A friend of mine lent me a book a couple months ago called Violence, which I just picked up this past weekend and started to read. Only 25 or so pages into it, I can already say it is the most intensely disturbing book I have ever read. And for all the right reasons. Author James Gilligan, a prison psychiatrist, writes about the hell of prison life and the “deadness” of the inmates. One passage struck me in particular as a powerful antidote to some of the rhetoric that I used to hear from friends at one of my former jobs:
The state of despair of these violent men does not result simply from their being imprisoned (although that frequently exacerbates it). Many have made suicide attempts before they were jailed, others attempt or complete suicide after their release, and a certain percentage of murderers never enter prison because they kill themslves before they are even arrested or convicted. Also, more inmates are killed by other inmates than were ever killed by the State. In other words, no group is more strongly and widely in favor of capital punishment than are the murderers and other prison inmates. They will even impose it on themselves and each other when the State fails to do so, which is why I feel I am living in “cloud-cuckoo-land” when I hear people suggesting that capital punishment will deter murder and induce more “reverence for life.” The men I know already feel so spiritually dead that they long for physical death as well.

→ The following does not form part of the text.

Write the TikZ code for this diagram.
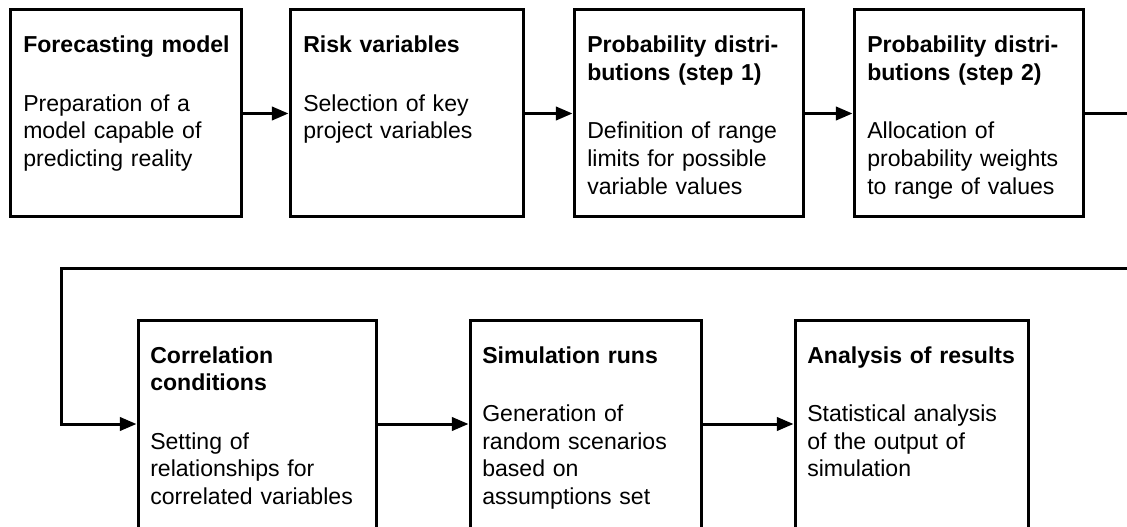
\documentclass[tikz,border=0pt]{standalone}
\usepackage{fontspec}
\setmainfont{Liberation Sans}
\usetikzlibrary{arrows.meta,fit}
\begin{document}
\begin{tikzpicture}[x=0.75pt,y=-0.75pt,
  box/.style={draw, line width=2.25pt, inner sep=0pt, rectangle},
  txt/.style={anchor=base west, inner sep=0pt, align=left, text width=170pt,
    font=\fontsize{17.3pt}{20.85pt}\selectfont},
  conn/.style={line width=2.25pt},
  arr/.style={conn, -{Triangle[length=12.5pt,width=10pt]}}]
\useasboundingbox (0,0) rectangle (1127,527);
\clip (0,0) rectangle (1127,527);
% row 1
\node[box, fit={(10,10) (241,217)}] (b1) {};
\node[box, fit={(290,10) (523,217)}] (b2) {};
\node[box, fit={(574,10) (803,217)}] (b3) {};
\node[box, fit={(854,10) (1083,217)}] (b4) {};
% row 2
\node[box, fit={(138,320) (376,528)}] (b5) {};
\node[box, fit={(470,320) (701,528)}] (b6) {};
\node[box, fit={(795,320) (1028,528)}] (b7) {};
% texts
\node[txt] (t1) at (23,53) {\textbf{Forecasting model}\\[22.8pt]Preparation of a\\model capable of\\predicting reality};
\node[txt] (t2) at (303,53) {\textbf{Risk variables}\\[22.8pt]Selection of key\\project variables};
\node[txt] (t3) at (587,53) {\textbf{Probability distri-}\\\textbf{butions (step 1)}\\[22.8pt]Definition of range\\limits for possible\\variable values};
\node[txt] (t4) at (867,53) {\textbf{Probability distri-}\\\textbf{butions (step 2)}\\[22.8pt]Allocation of\\probability weights\\to range of values};
\node[txt] (t5) at (150,363) {\textbf{Correlation}\\\textbf{conditions}\\[22.8pt]Setting of\\relationships for\\correlated variables};
\node[txt] (t6) at (482,363) {\textbf{Simulation runs}\\[22.8pt]Generation of\\random scenarios\\based on\\assumptions set};
\node[txt] (t7) at (807,363) {\textbf{Analysis of results}\\[22.8pt]Statistical analysis\\of the output of\\simulation};
% connectors
\coordinate (r1) at (1132,113.5);
\coordinate (r2) at (1132,268);
\coordinate (c1) at (61,268);
\draw[arr] (b1) -- (b2);
\draw[arr] (b2) -- (b3);
\draw[arr] (b3) -- (b4);
\draw[conn] (b4.east) -- (r1);
\draw[arr] (r2) -- (c1) |- (b5.west);
\draw[arr] (b5) -- (b6);
\draw[arr] (b6) -- (b7);
\end{tikzpicture}
\end{document}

That IS a disturbing paragraph. Do Jesus’ words “I was in prison, and you visited me” take on new import when you read that sort of thing? What kind of hope can someone from the ‘real’ world bring to such tragic lives, I wonder. They sense no hope, only a way out of existence.
May I ask why you are reading this book, by the way?
hey i read a great and also disturbing book that touches on similar stuff. Random Family, by Adrian Nicole LeBlanc. Non-fiction, author shadowed an extended family in the Bronx. Everyone’s totally screwed up and it seems hopeless from the moment they’re born (to unwed teen moms of course) into the situation. Jail, drugs, the works. They go into jail, sometimes hope for more, come out and go right back to the Bronx for the worst of reasons. Lots of room for thinking about sociology, criminal justice systems, religion, etc. with this one. cheers, diane “sunny skies” reckless
Those men are violent and in despair, but the author agrees that being in prison is not the cause. Their self-destructive behavior also seems to not be the result of imprisonment. All of that seems not to be a case either for or against capital punishment by the state, but a commentary on the issues that make incarceration and the prison system a necessity for the protection of non-violent society. I think that we should oppose capital punishment not because some violent people are for it, but for higher principles, and we should favor the means (prisons) for protectinng society from violent, desperate people.